[ENTRIES SUPPLIED]:

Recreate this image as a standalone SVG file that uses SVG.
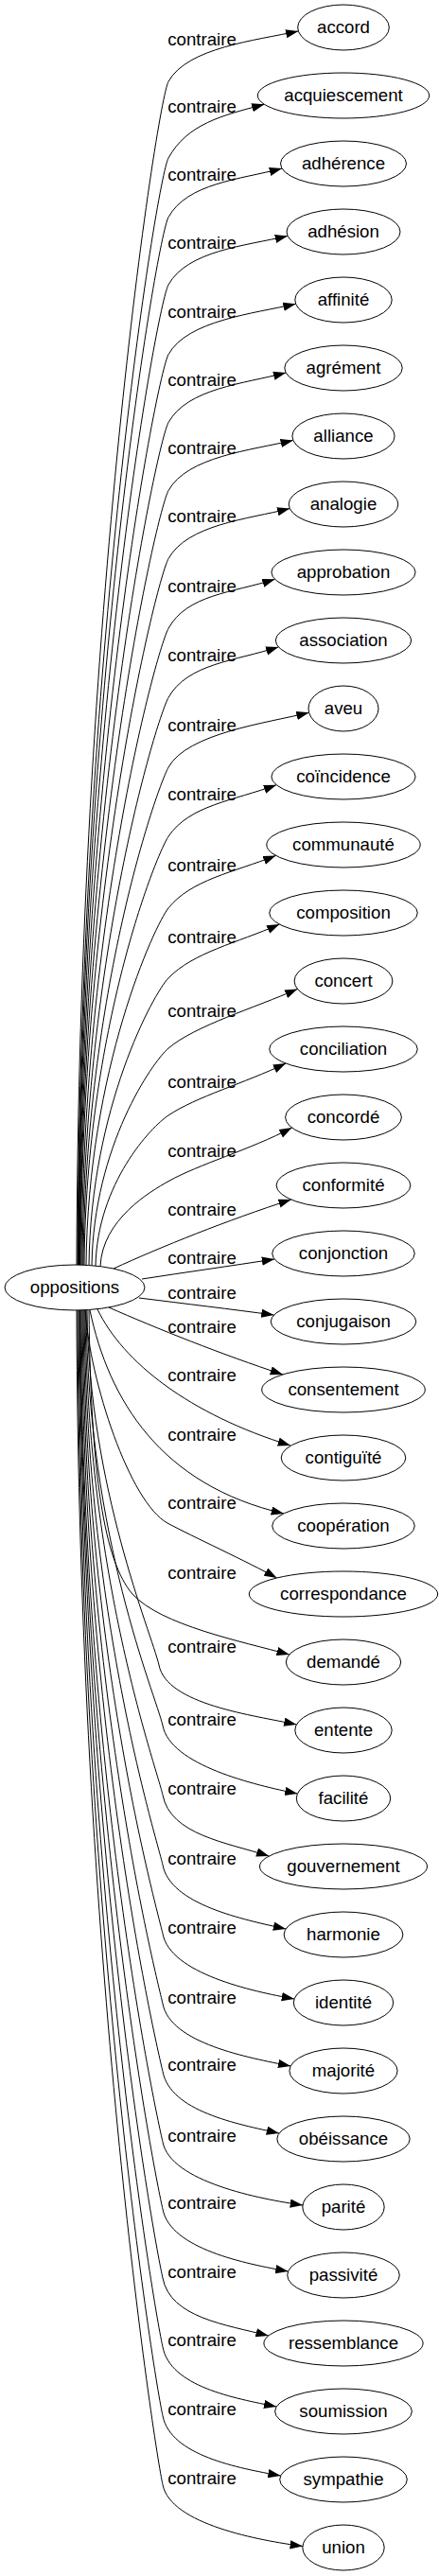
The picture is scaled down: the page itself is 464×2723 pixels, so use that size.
<svg xmlns="http://www.w3.org/2000/svg" width="464" height="2723" viewBox="0 0 464 2723">
<style>
text{font-family:"Liberation Sans",Arial,sans-serif;font-size:18.67px;text-anchor:middle;fill:#000}
.n ellipse{fill:#fff;stroke:#000;stroke-width:1}
.e path{fill:none;stroke:#000;stroke-width:1;marker-end:url(#ah)}
</style>
<defs><marker id="ah" markerUnits="userSpaceOnUse" markerWidth="14" markerHeight="10" refX="13.3" refY="4.67" orient="auto"><path d="M0,0 L13.3,4.67 L0,9.33 z" fill="#000"/></marker></defs>
<rect width="464" height="2723" fill="#fff"/>
<g id="edges" class="e">
<path d="M81,1337 C83,649.1 166,107.8 178,86.2 C198,50.2 270.3,42.8 315.3,32.9"/>
<path d="M82,1337 C84,693.5 166,188.6 178,167 C198,131 234.4,122.1 279.4,110.3"/>
<path d="M82.5,1337 C84.5,727.9 166,251.2 178,229.6 C198,193.6 253,189.8 298,178.1"/>
<path d="M83,1337 C85,767.2 166,322.6 178,301 C198,265 259,259.9 304,249.4"/>
<path d="M83.5,1337 C85.5,807.7 166,396.3 178,374.7 C198,338.7 267.6,331.6 312.6,321.2"/>
<path d="M84,1337 C86,847.3 166,468.2 178,446.6 C198,410.6 257.2,405.7 302.2,394"/>
<path d="M84.5,1337 C86.5,886.9 166,540.2 178,518.6 C198,482.6 264.8,476.1 309.8,465.4"/>
<path d="M85,1337 C87,926.5 166,612.2 178,590.6 C198,554.6 261.3,548.8 306.3,537.6"/>
<path d="M86,1337 C88,967 166,685.9 178,664.3 C198,628.3 245.5,626.7 290.5,612.3"/>
<path d="M87,1337 C89,1007.2 166,759 178,737.4 C198,701.4 249.3,698.6 294.3,683.9"/>
<path d="M88,1337 C90,1047.8 166,832.7 178,811.1 C198,775.1 281.6,764.3 326.6,753.3"/>
<path d="M89,1337 C91,1088 164.8,904 178,884.2 C200,851.2 247.1,846.3 292.1,829.7"/>
<path d="M91,1337.3 C93,1129.7 163.6,977.9 178,959.9 C202,929.9 246.5,922.3 291.5,904.4"/>
<path d="M94,1337.5 C96,1170.5 162.4,1050.1 178,1033.9 C204,1006.9 250.4,996.7 295.4,977.1"/>
<path d="M97,1337.7 C99,1211.4 161.2,1122.5 178,1108.1 C206,1084.1 269.4,1065.5 314.4,1045.4"/>
<path d="M101,1338.1 C103,1250.6 160,1191 178,1179 C208,1159 257.1,1145.6 302.1,1124.1"/>
<path d="M106,1338.7 C108,1289.2 158.8,1259.5 178,1248.7 C210,1230.7 263.6,1215.6 308.6,1192.1"/>
<path d="M120,1341 C170,1318 240,1290 307.7,1268"/>
<path d="M150,1352 C195,1345 245,1338 290.1,1331"/>
<path d="M147,1372 C195,1378 245,1384 289.5,1390"/>
<path d="M115,1382 C165,1404 235,1432 299,1453"/>
<path d="M103,1384 C130,1440 200,1495 307,1528"/>
<path d="M95,1385 C115,1480 170,1570 300,1600"/>
<path d="M90,1385 C95,1460 137,1588 177,1610 C203,1624 262,1651 292.6,1668"/>
<path d="M94,1384.5 C96,1560 110,1650 140,1685 C170,1718 255,1735 305.8,1749"/>
<path d="M92,1385 C94,1572 160,1726 168,1760 C176,1802 268.4,1813.1 313.4,1823"/>
<path d="M91,1385 C93,1626.5 164,1790 172,1824 C180,1866 269.4,1887 314.4,1896"/>
<path d="M90,1385 C92,1666.8 164,1863.4 172,1897.4 C180,1939.4 239.3,1947.6 284.3,1962"/>
<path d="M89,1385 C91,1707.5 164,1937.3 172,1971.3 C180,2013.3 257.1,2029.1 302.1,2039"/>
<path d="M88,1385 C90,1747.5 164,2010.1 172,2044.1 C180,2086.1 266,2104.9 311,2113"/>
<path d="M87,1385 C89,1788.2 164,2084 172,2118 C180,2160 262.2,2175 307.2,2184"/>
<path d="M86,1385 C88,1827.6 164,2155.7 172,2189.7 C180,2231.7 250,2245.1 295,2255"/>
<path d="M85,1385 C87,1868.6 164,2230.2 172,2264.2 C180,2306.2 275,2324.7 320,2331"/>
<path d="M84.5,1385 C86.5,1907.6 164,2301.2 172,2335.2 C180,2377.2 259.5,2392.9 304.5,2401"/>
<path d="M84,1385 C86,1947.7 164,2374 172,2408 C180,2450 238.7,2457.3 283.7,2469"/>
<path d="M83,1385 C85,1987.7 164,2446.8 172,2480.8 C180,2522.8 247.2,2535 292.2,2544"/>
<path d="M82,1385 C84,2027.7 164,2519.6 172,2553.6 C180,2595.6 251.6,2608.9 296.6,2617"/>
<path d="M81,1385 C83,2067.8 164,2592.4 172,2626.4 C180,2668.4 274.9,2685.6 319.9,2691.5"/>
</g>
<g id="edge-labels">
<text x="213.5" y="47.7">contraire</text>
<text x="213.5" y="118.5">contraire</text>
<text x="213.5" y="191.1">contraire</text>
<text x="213.5" y="262.5">contraire</text>
<text x="213.5" y="336.2">contraire</text>
<text x="213.5" y="408.1">contraire</text>
<text x="213.5" y="480.1">contraire</text>
<text x="213.5" y="552.1">contraire</text>
<text x="213.5" y="625.8">contraire</text>
<text x="213.5" y="698.9">contraire</text>
<text x="213.5" y="772.6">contraire</text>
<text x="213.5" y="845.7">contraire</text>
<text x="213.5" y="921.4">contraire</text>
<text x="213.5" y="997.4">contraire</text>
<text x="213.5" y="1074.6">contraire</text>
<text x="213.5" y="1149.5">contraire</text>
<text x="213.5" y="1223.2">contraire</text>
<text x="213.5" y="1285.3">contraire</text>
<text x="213.5" y="1336.3">contraire</text>
<text x="213.5" y="1372.9">contraire</text>
<text x="213.5" y="1408.9">contraire</text>
<text x="213.5" y="1460">contraire</text>
<text x="213.5" y="1522.6">contraire</text>
<text x="213.5" y="1594.6">contraire</text>
<text x="213.5" y="1668.9">contraire</text>
<text x="213.5" y="1747.2">contraire</text>
<text x="213.5" y="1823.5">contraire</text>
<text x="213.5" y="1896.9">contraire</text>
<text x="213.5" y="1970.8">contraire</text>
<text x="213.5" y="2043.6">contraire</text>
<text x="213.5" y="2117.5">contraire</text>
<text x="213.5" y="2189.2">contraire</text>
<text x="213.5" y="2263.7">contraire</text>
<text x="213.5" y="2334.7">contraire</text>
<text x="213.5" y="2407.5">contraire</text>
<text x="213.5" y="2480.3">contraire</text>
<text x="213.5" y="2553.1">contraire</text>
<text x="213.5" y="2625.9">contraire</text>
</g>
<g id="oppositions" class="n"><ellipse cx="79" cy="1361" rx="74" ry="24"/><text x="79" y="1367">oppositions</text></g>
<g id="accord" class="n"><ellipse cx="363" cy="29" rx="48.3" ry="24"/><text x="363" y="35">accord</text></g>
<g id="acquiescement" class="n"><ellipse cx="363" cy="101" rx="90.7" ry="24"/><text x="363" y="107">acquiescement</text></g>
<g id="adherence" class="n"><ellipse cx="363" cy="173" rx="66.5" ry="24"/><text x="363" y="179">adhérence</text></g>
<g id="adhesion" class="n"><ellipse cx="363" cy="245" rx="60" ry="24"/><text x="363" y="251">adhésion</text></g>
<g id="affinite" class="n"><ellipse cx="363" cy="317" rx="51.2" ry="24"/><text x="363" y="323">affinité</text></g>
<g id="agrement" class="n"><ellipse cx="363" cy="389" rx="62.2" ry="24"/><text x="363" y="395">agrément</text></g>
<g id="alliance" class="n"><ellipse cx="363" cy="461" rx="54.1" ry="24"/><text x="363" y="467">alliance</text></g>
<g id="analogie" class="n"><ellipse cx="363" cy="533" rx="57.8" ry="24"/><text x="363" y="539">analogie</text></g>
<g id="approbation" class="n"><ellipse cx="363" cy="605" rx="76.1" ry="24"/><text x="363" y="611">approbation</text></g>
<g id="association" class="n"><ellipse cx="363" cy="677" rx="71.7" ry="24"/><text x="363" y="683">association</text></g>
<g id="aveu" class="n"><ellipse cx="363" cy="749" rx="37" ry="24"/><text x="363" y="755">aveu</text></g>
<g id="coincidence" class="n"><ellipse cx="363" cy="821" rx="76.1" ry="24"/><text x="363" y="827">coïncidence</text></g>
<g id="communaute" class="n"><ellipse cx="363" cy="893" rx="81.2" ry="24"/><text x="363" y="899">communauté</text></g>
<g id="composition" class="n"><ellipse cx="363" cy="965" rx="78.3" ry="24"/><text x="363" y="971">composition</text></g>
<g id="concert" class="n"><ellipse cx="363" cy="1037" rx="51.9" ry="24"/><text x="363" y="1043">concert</text></g>
<g id="conciliation" class="n"><ellipse cx="363" cy="1109" rx="78.3" ry="24"/><text x="363" y="1115">conciliation</text></g>
<g id="concorde" class="n"><ellipse cx="363" cy="1181" rx="61.4" ry="24"/><text x="363" y="1187">concordé</text></g>
<g id="conformite" class="n"><ellipse cx="363" cy="1253" rx="70.9" ry="24"/><text x="363" y="1259">conformité</text></g>
<g id="conjonction" class="n"><ellipse cx="363" cy="1325" rx="75.3" ry="24"/><text x="363" y="1331">conjonction</text></g>
<g id="conjugaison" class="n"><ellipse cx="363" cy="1397" rx="76.8" ry="24"/><text x="363" y="1403">conjugaison</text></g>
<g id="consentement" class="n"><ellipse cx="363" cy="1469" rx="86.3" ry="24"/><text x="363" y="1475">consentement</text></g>
<g id="contiguite" class="n"><ellipse cx="363" cy="1541" rx="65.8" ry="24"/><text x="363" y="1547">contiguïté</text></g>
<g id="cooperation" class="n"><ellipse cx="363" cy="1613" rx="75.3" ry="24"/><text x="363" y="1619">coopération</text></g>
<g id="correspondance" class="n"><ellipse cx="363" cy="1685" rx="99.7" ry="24"/><text x="363" y="1691">correspondance</text></g>
<g id="demande" class="n"><ellipse cx="363" cy="1757" rx="60.7" ry="24"/><text x="363" y="1763">demandé</text></g>
<g id="entente" class="n"><ellipse cx="363" cy="1829" rx="51.2" ry="24"/><text x="363" y="1835">entente</text></g>
<g id="facilite" class="n"><ellipse cx="363" cy="1901" rx="49.7" ry="24"/><text x="363" y="1907">facilité</text></g>
<g id="gouvernement" class="n"><ellipse cx="363" cy="1973" rx="88.5" ry="24"/><text x="363" y="1979">gouvernement</text></g>
<g id="harmonie" class="n"><ellipse cx="363" cy="2045" rx="62.9" ry="24"/><text x="363" y="2051">harmonie</text></g>
<g id="identite" class="n"><ellipse cx="363" cy="2117" rx="52.7" ry="24"/><text x="363" y="2123">identité</text></g>
<g id="majorite" class="n"><ellipse cx="363" cy="2189" rx="57.1" ry="24"/><text x="363" y="2195">majorité</text></g>
<g id="obeissance" class="n"><ellipse cx="363" cy="2261" rx="70.2" ry="24"/><text x="363" y="2267">obéissance</text></g>
<g id="parite" class="n"><ellipse cx="363" cy="2333" rx="43.2" ry="24"/><text x="363" y="2339">parité</text></g>
<g id="passivite" class="n"><ellipse cx="363" cy="2405" rx="59.3" ry="24"/><text x="363" y="2411">passivité</text></g>
<g id="ressemblance" class="n"><ellipse cx="363" cy="2477" rx="84.1" ry="24"/><text x="363" y="2483">ressemblance</text></g>
<g id="soumission" class="n"><ellipse cx="363" cy="2549" rx="72.4" ry="24"/><text x="363" y="2555">soumission</text></g>
<g id="sympathie" class="n"><ellipse cx="363" cy="2621" rx="67.3" ry="24"/><text x="363" y="2627">sympathie</text></g>
<g id="union" class="n"><ellipse cx="363" cy="2693" rx="43.2" ry="24"/><text x="363" y="2699">union</text></g>
</svg>
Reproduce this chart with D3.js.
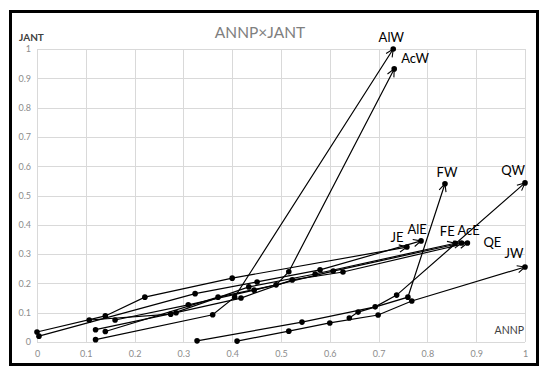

[PROBLEM TO SOLVE]:
From the entries above, copy every line containing the word "size".

[ANSWER FOR THIS EXERCISE]:
The picture is scaled down: the page itself is 464×2723 pixels, so use that size.
text{font-family:"Liberation Sans",Arial,sans-serif;font-size:18.67px;text-anchor:middle;fill:#000}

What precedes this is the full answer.